Acte 2, l'animation. Après l'art, Gilbert entame sa 'vraie révolution'. Il supprime les flippers et le baby-foot, "parce qu'il fallait couper définitivement avec l'image de bistrot de quartier". Il se lance dans une programmation qui fait venir les clients de loin. Se succèdent ainsi les dédicaces de livres, la projection de courts métrages, les soirées tango, les conférences, les concerts...

Acte 3, la restauration. Rompant définitivement avec le 'plat du jour-café à 9,15 e, Gilbert se lance dans la qualité : pains Max Poilâne livrés directement de Paris, 170 appellations de vins à la carte, 70 sortes de fromages, les pâtisseries Riederer (un des meilleurs artisans de la région). En deux ans, le ticket moyen du déjeuner passe de 9,15 à 18,29 e, et la typologie des boissons se modifie sensiblement.
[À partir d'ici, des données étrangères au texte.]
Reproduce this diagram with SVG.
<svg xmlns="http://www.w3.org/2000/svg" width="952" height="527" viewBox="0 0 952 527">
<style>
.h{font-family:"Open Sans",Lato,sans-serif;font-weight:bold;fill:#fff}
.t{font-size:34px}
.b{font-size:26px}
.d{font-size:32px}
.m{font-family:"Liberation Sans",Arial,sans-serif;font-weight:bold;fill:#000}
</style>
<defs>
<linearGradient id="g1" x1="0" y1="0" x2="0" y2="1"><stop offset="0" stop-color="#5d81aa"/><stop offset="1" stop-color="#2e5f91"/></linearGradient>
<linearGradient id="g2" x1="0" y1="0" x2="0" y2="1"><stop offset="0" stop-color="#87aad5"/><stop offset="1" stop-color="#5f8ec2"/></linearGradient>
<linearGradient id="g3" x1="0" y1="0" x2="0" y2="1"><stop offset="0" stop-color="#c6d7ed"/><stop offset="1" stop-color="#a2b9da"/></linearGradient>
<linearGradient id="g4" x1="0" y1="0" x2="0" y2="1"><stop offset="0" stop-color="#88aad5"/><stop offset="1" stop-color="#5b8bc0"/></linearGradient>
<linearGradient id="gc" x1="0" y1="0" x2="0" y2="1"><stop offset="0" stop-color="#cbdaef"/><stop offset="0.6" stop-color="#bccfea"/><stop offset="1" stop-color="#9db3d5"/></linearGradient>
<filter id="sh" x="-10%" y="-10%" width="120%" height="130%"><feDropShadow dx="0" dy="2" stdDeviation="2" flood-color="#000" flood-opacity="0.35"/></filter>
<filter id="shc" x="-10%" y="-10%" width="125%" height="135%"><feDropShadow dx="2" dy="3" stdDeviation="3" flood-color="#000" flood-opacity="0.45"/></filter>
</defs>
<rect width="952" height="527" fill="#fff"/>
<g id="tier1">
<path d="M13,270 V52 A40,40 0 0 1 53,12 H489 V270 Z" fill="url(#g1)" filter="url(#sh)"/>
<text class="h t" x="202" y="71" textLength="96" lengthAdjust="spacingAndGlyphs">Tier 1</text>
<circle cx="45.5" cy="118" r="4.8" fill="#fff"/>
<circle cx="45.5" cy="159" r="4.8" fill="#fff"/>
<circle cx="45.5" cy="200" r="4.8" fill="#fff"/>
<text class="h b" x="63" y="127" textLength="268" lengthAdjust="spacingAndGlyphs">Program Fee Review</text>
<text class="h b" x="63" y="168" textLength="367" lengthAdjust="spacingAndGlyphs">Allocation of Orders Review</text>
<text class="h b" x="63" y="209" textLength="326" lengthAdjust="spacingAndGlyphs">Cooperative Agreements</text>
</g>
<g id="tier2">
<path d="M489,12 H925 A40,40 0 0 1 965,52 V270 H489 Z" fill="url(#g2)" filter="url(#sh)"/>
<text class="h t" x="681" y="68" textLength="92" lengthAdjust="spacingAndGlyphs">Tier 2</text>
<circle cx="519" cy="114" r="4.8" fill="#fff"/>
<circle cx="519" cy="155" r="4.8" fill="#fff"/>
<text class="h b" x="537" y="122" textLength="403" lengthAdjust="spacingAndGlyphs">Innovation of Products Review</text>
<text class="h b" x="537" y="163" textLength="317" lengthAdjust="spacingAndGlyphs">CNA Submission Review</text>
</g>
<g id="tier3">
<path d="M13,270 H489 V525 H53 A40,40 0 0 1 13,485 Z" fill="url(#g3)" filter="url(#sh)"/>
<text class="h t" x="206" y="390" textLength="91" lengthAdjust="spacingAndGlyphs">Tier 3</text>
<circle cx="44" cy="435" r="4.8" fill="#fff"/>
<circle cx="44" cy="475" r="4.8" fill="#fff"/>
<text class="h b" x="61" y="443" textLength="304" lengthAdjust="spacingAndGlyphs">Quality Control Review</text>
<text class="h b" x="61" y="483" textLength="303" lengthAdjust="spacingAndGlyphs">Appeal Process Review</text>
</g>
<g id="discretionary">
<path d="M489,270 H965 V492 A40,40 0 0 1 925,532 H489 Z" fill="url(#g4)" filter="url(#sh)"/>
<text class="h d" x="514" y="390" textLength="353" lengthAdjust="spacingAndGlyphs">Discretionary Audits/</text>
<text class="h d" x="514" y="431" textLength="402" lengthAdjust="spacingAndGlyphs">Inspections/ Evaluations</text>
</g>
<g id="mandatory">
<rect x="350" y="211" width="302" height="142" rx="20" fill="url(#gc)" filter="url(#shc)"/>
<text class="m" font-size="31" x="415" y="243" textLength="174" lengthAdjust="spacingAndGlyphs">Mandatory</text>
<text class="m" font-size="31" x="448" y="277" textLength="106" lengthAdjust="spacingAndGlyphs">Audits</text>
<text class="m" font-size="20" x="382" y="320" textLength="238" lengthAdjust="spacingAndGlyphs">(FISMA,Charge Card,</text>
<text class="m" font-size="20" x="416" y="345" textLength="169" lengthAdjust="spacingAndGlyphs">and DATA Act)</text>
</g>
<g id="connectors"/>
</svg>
La part des apéritifs anisés tombe de 40 à 5 %, celle de la bière monte à 30 % et le vin à 40 %. Quant aux "boissons chaudes supérieures, type tisanes et chocolat précieux, elles sont en plein développement".
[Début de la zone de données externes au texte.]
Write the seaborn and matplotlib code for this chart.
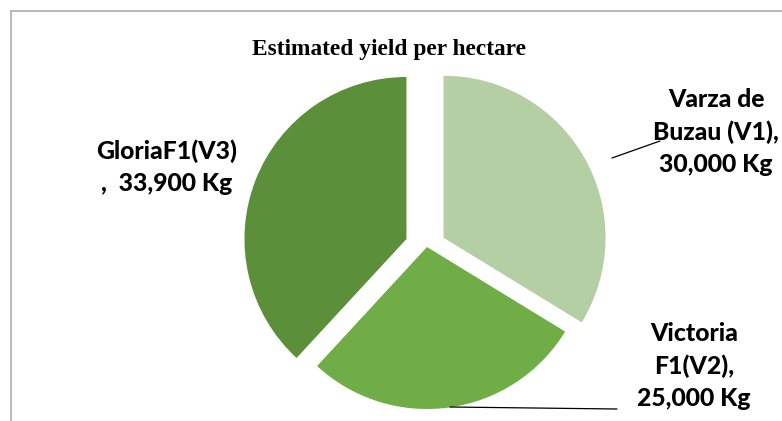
import matplotlib
matplotlib.use("Agg")
import matplotlib.pyplot as plt
import seaborn as sns
from matplotlib.lines import Line2D

sns.set_theme(style="white")

# ---- data ----
title = "Estimated yield per hectare"
varieties = ["Varza de\nBuzau (V1),", "Victoria\nF1(V2),", "GloriaF1(V3)\n, "]
yields_kg = [30000, 25000, 33900]
colors = ["#b4cfa4", "#70ad47", "#5b8f3a"]
explode = [0.117, 0.0, 0.136]

W, H = 782, 421
fig = plt.figure(figsize=(W / 100, H / 100), dpi=100)
fig.patch.set_facecolor("white")

# pie centre (px) and radius (px)
cx, cy, r = 427, 247, 162
lim = 1.5
size = 2 * lim * r
ax = fig.add_axes([(cx - size / 2) / W, (H - cy - size / 2) / H, size / W, size / H])
ax.pie(yields_kg, startangle=90, counterclock=False, colors=colors,
       explode=explode, radius=1.0, wedgeprops=dict(linewidth=0))
ax.set_xlim(-lim, lim)
ax.set_ylim(-lim, lim)
ax.set_aspect("equal")
ax.axis("off")

def fx(px):
    return px / W

def fy(py):
    return 1 - py / H

# frame (top and left visible)
fig.add_artist(Line2D([fx(11), fx(W)], [fy(11), fy(11)], color="#b3b3b3", lw=1.3))
fig.add_artist(Line2D([fx(11), fx(11)], [fy(11), fy(H)], color="#b3b3b3", lw=1.3))

fig.text(fx(389), fy(50), title, ha="center", va="center",
         family="Liberation Serif", weight="bold", fontsize=16.8, color="black")

lab_font = dict(family=["Lato", "DejaVu Sans"], weight=900, fontsize=17.8,
                color="black", ha="center", va="center", linespacing=1.5)

fig.text(fx(716), fy(132), f"{varieties[0]}\n{yields_kg[0]:,} Kg", **lab_font)
fig.text(fx(694), fy(366), f"{varieties[1]}\n{yields_kg[1]:,} Kg", **lab_font)
fig.text(fx(167), fy(167), f"{varieties[2]} {yields_kg[2]:,} Kg", **lab_font)

# leader lines
fig.add_artist(Line2D([fx(612), fx(660)], [fy(158), fy(141)], color="black", lw=0.9))
fig.add_artist(Line2D([fx(450), fx(617)], [fy(407), fy(409)], color="black", lw=0.9))

fig.savefig("out.png", dpi=100, facecolor="white")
Acte 4, l'allongement des horaires d'ouverture. Il y a 3 ans, le café fermait tous les jours vers 20 h 30, à un moment où la rue de la République se vidait de la population de salariés. Gilbert a de l'ambition. Il veut créer de la vie dans un quartier désert, faire venir les clients d'autres arrondissements. Et cela marche ! Le jeudi et le vendredi, 'il met le feu' avec ses assiettes à 6,86 e, du type tapas revisitées à la mode 'provençalo-orientalo-Bitton'. Le Marseille branché, plutôt jeune, se bouscule et attend patiemment une place debout.
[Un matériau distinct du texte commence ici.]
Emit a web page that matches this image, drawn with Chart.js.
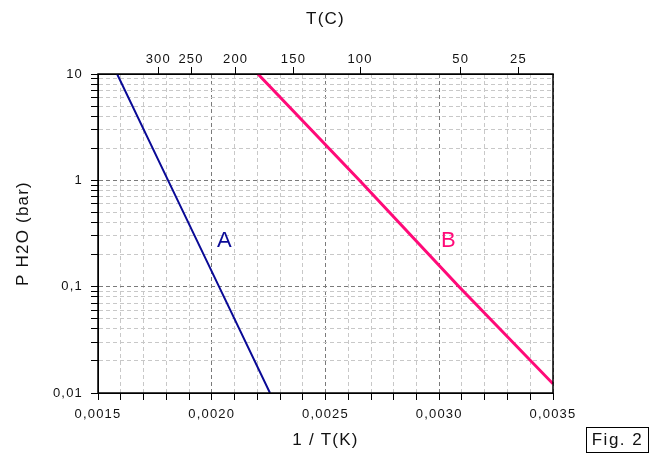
<!DOCTYPE html>
<html>
<head>
<meta charset="utf-8">
<script src="https://cdn.jsdelivr.net/npm/chart.js@4/dist/chart.umd.min.js"></script>
<style>
  html, body { margin: 0; padding: 0; background: #fff; }
  #wrap { position: relative; width: 658px; height: 457px; }
  #fig {
    position: absolute; left: 586px; top: 427px; width: 61px; height: 24px;
    border: 1px solid #000; font: 17px "Liberation Sans", Arial, sans-serif;
    letter-spacing: 1.5px; line-height: 24px; text-align: center; color: #111;
  }
</style>
</head>
<body>
<div id="wrap">
  <canvas id="chart" width="658" height="457"></canvas>
  <div id="fig">Fig. 2</div>
</div>
<script>
// values: x = 1/T(K), y = P H2O (bar)
const invTA = [0.001584, 0.001808, 0.002032, 0.002256];
const presA = [10, 1, 0.1, 0.01];
const invTB = [0.002203, 0.002649, 0.003087, 0.0035];
const presB = [10, 1, 0.1, 0.0122];

// top axis: temperatures in Celsius and where the figure puts them (1/T)
const topTempsC = [300, 250, 200, 150, 100, 50, 25];
const topTickInvT = [0.001765, 0.001909, 0.002105, 0.002359, 0.002652, 0.003094, 0.003348];

// left axis decades and their labels
const yDecades = [0.01, 0.1, 1, 10];
const yDecadeLabels = ["0,01", "0,1", "1", "10"];

// curve names, placed in data units
const curveNames = ["A", "B"];
const curveNameX = [0.002058, 0.003043];
const curveNameY = [0.27, 0.27];

const colorA = "#0a0a96";
const colorB = "#ff0a78";
const font = "'Liberation Sans', Arial, sans-serif";

const toPoints = (xs, ys) => xs.map((x, i) => ({ x: x, y: ys[i] }));

const decadeIndex = (v) =>
  yDecades.findIndex((d) => Math.abs(v - d) / d < 1e-6);

const isMajorX = (v) => Math.round(v * 10000) % 5 === 0;

// the old figure uses loosely spaced lettering
const spacingPlugin = {
  id: "spacing",
  beforeInit(chart) { chart.ctx.letterSpacing = "1.2px"; },
  beforeDraw(chart) { chart.ctx.letterSpacing = "1.2px"; },
};

// frame around the plot + curve names
const framePlugin = {
  id: "frame",
  afterDatasetsDraw(chart) {
    const { ctx, scales } = chart;
    ctx.save();
    ctx.font = "22px " + font;
    ctx.textAlign = "center";
    ctx.textBaseline = "middle";
    curveNames.forEach((name, i) => {
      ctx.fillStyle = i === 0 ? colorA : colorB;
      ctx.fillText(
        name,
        scales.x.getPixelForValue(curveNameX[i]),
        scales.y.getPixelForValue(curveNameY[i])
      );
    });
    ctx.restore();
  },
  afterDraw(chart) {
    const { ctx, chartArea: a } = chart;
    ctx.save();
    ctx.strokeStyle = "#000";
    ctx.lineWidth = 1.5;
    ctx.strokeRect(a.left, a.top, a.right - a.left, a.bottom - a.top);
    ctx.restore();
  },
};

new Chart(document.getElementById("chart"), {
  type: "scatter",
  data: {
    datasets: [
      {
        label: "A",
        data: toPoints(invTA, presA),
        showLine: true,
        borderColor: colorA,
        borderWidth: 2,
        pointRadius: 0,
      },
      {
        label: "B",
        data: toPoints(invTB, presB),
        showLine: true,
        borderColor: colorB,
        borderWidth: 3,
        pointRadius: 0,
      },
    ],
  },
  options: {
    responsive: false,
    animation: false,
    layout: { padding: { left: 10, right: 105, top: 6, bottom: 2 } },
    plugins: { legend: { display: false }, tooltip: { enabled: false } },
    scales: {
      x: {
        type: "linear",
        position: "bottom",
        min: 0.0015,
        max: 0.0035,
        afterFit: (s) => { s.height = 62; },
        ticks: {
          stepSize: 0.0001,
          autoSkip: false,
          maxRotation: 0,
          padding: 7,
          color: "#111",
          font: { family: font, size: 13 },
          callback: (v) => (isMajorX(v) ? v.toFixed(4).replace(".", ",") : ""),
        },
        grid: {
          color: (c) => (c.tick && isMajorX(c.tick.value) ? "#7a7a7a" : "#c8c8c8"),
          tickColor: "#000",
          tickLength: 7,
          tickBorderDash: [],
        },
        border: { display: true, color: "#000", dash: [4, 3] },
        title: {
          display: true,
          text: "1 / T(K)",
          color: "#111",
          font: { family: font, size: 17 },
          padding: { top: 0, bottom: 4 },
        },
      },
      x2: {
        type: "linear",
        position: "top",
        min: 0.0015,
        max: 0.0035,
        afterFit: (s) => { s.height = 68; },
        afterBuildTicks: (s) => {
          s.ticks = topTickInvT.map((v) => ({ value: v }));
        },
        ticks: {
          autoSkip: false,
          maxRotation: 0,
          padding: 0,
          color: "#111",
          font: { family: font, size: 13 },
          callback: (v, i) => String(topTempsC[i]),
        },
        grid: {
          drawOnChartArea: false,
          color: "#000",
          tickLength: 7,
        },
        border: { display: true, color: "#000" },
        title: {
          display: true,
          text: "T(C)",
          color: "#111",
          font: { family: font, size: 17 },
          padding: { top: 3, bottom: 4 },
        },
      },
      y: {
        type: "logarithmic",
        position: "left",
        min: 0.01,
        max: 10,
        afterFit: (s) => { s.width = 88; },
        afterBuildTicks: (s) => {
          const list = [];
          yDecades.slice(0, -1).forEach((d) => {
            for (let m = 1; m < 10; m++) list.push({ value: m * d });
          });
          list.push({ value: yDecades[yDecades.length - 1] });
          s.ticks = list;
        },
        ticks: {
          autoSkip: false,
          padding: 8,
          color: "#111",
          font: { family: font, size: 13 },
          callback: (v) => {
            const i = decadeIndex(v);
            return i >= 0 ? yDecadeLabels[i] : "";
          },
        },
        grid: {
          color: (c) => (c.tick && decadeIndex(c.tick.value) >= 0 ? "#7a7a7a" : "#c8c8c8"),
          tickColor: "#000",
          tickLength: 7,
          tickBorderDash: [],
        },
        border: { display: true, color: "#000", dash: [4, 3] },
        title: {
          display: true,
          text: "P H2O (bar)",
          color: "#111",
          font: { family: font, size: 17 },
          padding: { top: 3, bottom: 4 },
        },
      },
    },
  },
  plugins: [spacingPlugin, framePlugin],
});
</script>
</body>
</html>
Pour l'avenir, Gilbert Bitton a d'autres idées. Toujours en alerte, à l'image d'un directeur d'établissement culturel, il a fait du Café Parisien ce qu'il appelle "le plus petit des grands cafés". Un hommage vibrant à son père, 75 ans, qui officie encore à 4 heures du matin et à midi, aux fourneaux. "Sans lui, je ne serais rien", avoue-t-il avec fierté. Comme quoi, on peut bouleverser de fond en comble une licence IV, réussir avec brio, faire des émules ici et là dans la ville et rester attaché à des valeurs sûres comme la famille et l'impérieuse nécessité de répondre aux attentes des clients, voire de les devancer. nzzz26v zzz24

La clientèle, un mélange des genres

Ni tout à fait bistrot de quartier, ni tout à fait café de centre-ville, Le Café Parisien est un peu tout à la fois. Un mélange où tous les genres font bon ménage, à l'image de Marseille, ville multiculturelle. A 4 heures du mat, l'heure à laquelle Jacques Bitton, 75 ans, qui a le sens du service, ouvre le rideau, le café a l'allure d'un vrai bar de quartier où se côtoient les lève-tôt (postiers, éboueurs, poissonniers, marchands de journaux...), et les couche-tard venant prendre leur petit café. A midi, c'est un autre monde qui débarque, celle de la clientèle affaires attirée par la carte des vins, les 'vrais' supions du littoral à l'encre, les pieds-paquets, la goûteuse pièce de charolais, le jambonneau aux lentilles, ou les exquises pâtisseries de Riederer. L'après-midi, plus calme, mêle habitants du quartier, joueurs d'échecs ou de cartes, passants, jeunes et moins jeunes. Enfin, c'est le tout Marseille branché qui déboule pour les vernissages, la signature d'un livre, un petit concert ou les soirées tapas.

 

La décoration art déco

Né en 1901, Le Café Parisien en a gardé son décor du début de siècle, celui-là même qu'avait imaginé le fondateur, Louis Rondel. Il s'agit d'un éloge aux muses, à Bacchus et au Caravage, dans la plus pure tradition du stuc, avec dorures très bien conservées. Sur un mur, face à l'entrée, des miroirs biseautés procurent une impression d'espace malgré les deux colonnes de plâtre bouchant légèrement la perspective. Sur la façade, des portes-fenêtres en chapeau de gendarme et de large baies vitrées donnent une bonne luminosité à l'ensemble. Au sol, les carreaux de couleur en ciment sont dans la plus pure tradition familiale. Le piano à queue laisse imaginer les soirées musicales qui s'y déroulent. Enfin, le mobilier en bois disparate est issu des trouvailles de Gilbert Bitton, chez les brocanteurs. Exemples, ces très amusants fauteuils vieux bridge de 1920. La seule faute de goût est la mosaïque 1930 du bar. Elle a été conservée à l'identique, probablement parce qu'elle amuse le patron et que sa laideur met en valeur la beauté du reste.